Muchos eventos en la vida de Jesús ocurrieron en las montañas: la segunda tentación, el sermón en la montaña, su oración en el monte, su agonía en el Monte de los Olivos, su muerte en el Calvario y su ascensión. Parece que Jesús eligió las montañas y alturas para los más importantes eventos de la salvación. Esto también se aplica al Evangelio de este segundo domingo de cuaresma: Jesús llevó a tres de sus discípulos a una montaña alta, identificada como el Monte Tabor, para rezar, y allí, en su presencia, fue transfigurado.
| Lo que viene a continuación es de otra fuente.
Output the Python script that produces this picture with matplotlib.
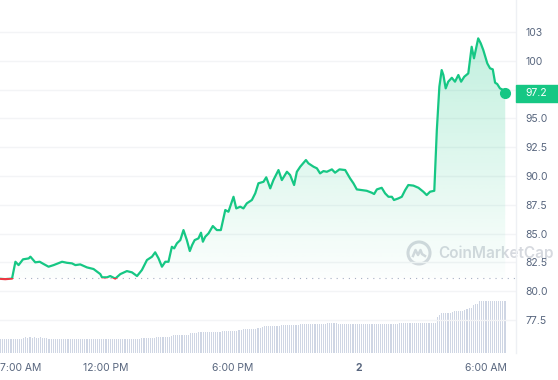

En la liturgia de este domingo, leemos el texto sobre la Transfiguración. Sigue la narración de las Tentaciones que escuchamos el domingo pasado. Hay un vínculo notable entre los dos. Si, a pesar de nuestra intención de seguir a Cristo, nos sentimos débiles, tentados y pecadores, no debemos quedar abrumados por el miedo o la desesperación. La razón es: el ejemplo de Jesús en oración. Fue tentado pero no derrotado. En Él y como Él, somos tentados, pero no seremos derrotados. Por otro lado, orando y usando el arma de la Sagrada Escritura, seremos transfigurados como Él, seremos transfigurados en nuestra victoria sobre el mal y el pecado.
En la experiencia del Tabor, el sufrimiento de Jesús se mezcla con su transfiguración. La Escritura destaca la estrecha conexión entre la Transfiguración y la Pasión de Jesús. Moisés y Elías aparecen en el Tabor tan cerca de Jesús, para consolarlo y apoyarlo en su camino hacia la pasión, para darle a su futuro sufrimiento un rayo de esperanza. Conversaron con Él y, como explica San Lucas, hablaron específicamente de su próxima pasión y le dieron fuerza y coraje interior: «Hablaron de su muerte» (Lucas 9, 31). Dos figuras representantes de la Ley y de los Profetas, dos «manifestaciones imperfectas» de lo Divino.
Jesucristo quería enseñar a sus discípulos que era imposible, tanto para él como para ellos, soportar el sufrimiento sin el soporte sobrenatural. En la gloria de la Transfiguración y en las palabras del Padre, una revelación de la filiación divina de Jesús…
Esta experiencia de transfiguración nos enseña que debemos recordar la belleza de Dios y su estimulante presencia. Sin embargo, no debemos olvidar su rostro del Mesías sufriente. La transfiguración al comienzo de la Cuaresma nos susurra también que nuestras privaciones y penitencias, nuestras cruces y nuestras penas pueden convertirse en lugares de transformación y configuración en la persona de Cristo.
En nuestras experiencias de fe, algunas veces nos llega nuestro Tabor. En estos caminos de la cruz los que transitamos en nuestra vida cotidiana, los pequeños sufrimientos, contradicciones, oposiciones y humillaciones que experimentamos, Dios se hace sentir.
Y para enfrentar estas cruces, necesitamos la fuerza de la oración, necesitamos encontrar nuestra fuerza en Dios. Este es el significado de la transfiguración de Jesús antes de empezar su viacrucis. Su intimidad con Dios lo hizo fuerte para enfrentar las pruebas de la cruz. Nosotros también debemos encontrar en Dios la fuerza para llevar nuestras cruces, debemos encontrar en la oración la fuerza para caminar y continuar nuestro viacrucis como el camino de la vida y de la resurrección. E igual que Jesús, podremos encontrar en la intimidad del corazón con Dios, en las montañas de nuestras vidas, la fuerza para mirar nuestras cruces de frente y caminar valientemente por este camino de la vida, los ojos fijos en la luz y en la esperanza que están en el horizonte del camino.
¡Que la Virgen María, nuestra Señora del Camino nos acompañe en esta andadura!